- What you are asked to do
Working from the top of the listing below, retype each line through the line containing "U_c, U_pn, U_p = 130, 180, 187", both included, with no pictures.

- Source data
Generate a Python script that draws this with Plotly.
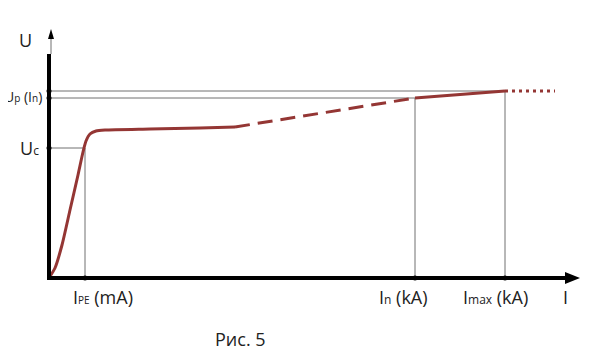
import plotly.graph_objects as go

# Schematic characteristic (arbitrary units: 1 unit ~ 1 px)
curve_x = [0, 6, 13, 21, 29, 34, 37, 41, 47, 56, 101, 151, 186]
curve_y = [0, 10, 33, 68, 103, 126, 137, 144, 147, 148, 149, 150, 151]
dash_x = [186, 366]
dash_y = [151, 180]
solid_x = [366, 456]
solid_y = [180, 187]
dot_x = [456, 506]
dot_y = [187, 187]

I_pe, I_n, I_max = 36, 366, 456
U_c, U_pn, U_p = 130, 180, 187

red = "#943634"
gray = "#707070"
font = "Open Sans"

fig = go.Figure()
fig.add_trace(go.Scatter(x=curve_x, y=curve_y, mode="lines",
                         line=dict(color=red, width=3, shape="spline", smoothing=0.6)))
fig.add_trace(go.Scatter(x=dash_x, y=dash_y, mode="lines",
                         line=dict(color=red, width=3, dash="15px,8px")))
fig.add_trace(go.Scatter(x=solid_x, y=solid_y, mode="lines",
                         line=dict(color=red, width=3)))
fig.add_trace(go.Scatter(x=dot_x, y=dot_y, mode="lines",
                         line=dict(color=red, width=3, dash="3px,4px")))

shapes = []
for y, x1 in [(U_p, I_max), (U_pn, I_n), (U_c, I_pe)]:
    shapes.append(dict(type="line", x0=0, x1=x1, y0=y, y1=y, line=dict(color=gray, width=1), layer="below"))
for x, y1 in [(I_pe, U_c), (I_n, U_pn), (I_max, U_p)]:
    shapes.append(dict(type="line", x0=x, x1=x, y0=0, y1=y1, line=dict(color=gray, width=1), layer="below"))
shapes.append(dict(type="line", x0=0, x1=0, y0=-2, y1=224, line=dict(color="black", width=4)))
shapes.append(dict(type="line", x0=2, x1=2, y0=224, y1=242, line=dict(color=gray, width=1)))
shapes.append(dict(type="path", path="M 2 249 L -1 239 L 5 239 Z", fillcolor="black", line=dict(width=0)))
shapes.append(dict(type="line", x0=-2, x1=518, y0=0, y1=0, line=dict(color="black", width=4)))
shapes.append(dict(type="path", path="M 531 0 L 516 -6 L 516 6 Z", fillcolor="black", line=dict(width=0)))
for s in shapes:
    s.setdefault("xref", "x")
    s.setdefault("yref", "y")
fig.update_layout(shapes=shapes)

fig.add_trace(go.Scatter(x=[0, 0, 0, I_pe, I_n, I_max], y=[U_p, U_pn, U_c, 0, 0, 0],
                         mode="markers", marker=dict(color="black", size=5), cliponaxis=False))

ann = [
    ("U", -24, 238, "center", 18),
    ("U<span style='font-size:10px'>p</span> (I<span style='font-size:10px'>n</span>)", -5, 182, "right", 14),
    ("U<span style='font-size:12px'>c</span>", -8, 130, "right", 18),
    ("I<span style='font-size:10px'>PE</span> (mA)", 54, -19, "center", 18),
    ("I<span style='font-size:12px'>n</span> (kA)", 354, -19, "center", 18),
    ("I<span style='font-size:12px'>max</span> (kA)", 446, -19, "center", 18),
    ("I", 516, -19, "center", 18),
    ("Рис. 5", 191, -61, "center", 18),
]
for t, x, y, xa, sz in ann:
    fig.add_annotation(x=x, y=y, text=t, showarrow=False, xanchor=xa, yanchor="middle",
                       font=dict(size=sz, color="#222222", family=font))

# page body has an 8px margin, so the figure is 588x355 and fills the rest
fig.update_layout(
    width=588, height=355,
    margin=dict(l=0, r=0, t=0, b=0),
    paper_bgcolor="white", plot_bgcolor="white",
    showlegend=False,
    xaxis=dict(range=[-41, 547], visible=False),
    yaxis=dict(range=[-85, 270], visible=False),
)
fig.write_html("out.html")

- Task result
Generate a Python script that draws this with Plotly.
import plotly.graph_objects as go

# Schematic characteristic (arbitrary units: 1 unit ~ 1 px)
curve_x = [0, 6, 13, 21, 29, 34, 37, 41, 47, 56, 101, 151, 186]
curve_y = [0, 10, 33, 68, 103, 126, 137, 144, 147, 148, 149, 150, 151]
dash_x = [186, 366]
dash_y = [151, 180]
solid_x = [366, 456]
solid_y = [180, 187]
dot_x = [456, 506]
dot_y = [187, 187]

I_pe, I_n, I_max = 36, 366, 456
U_c, U_pn, U_p = 130, 180, 187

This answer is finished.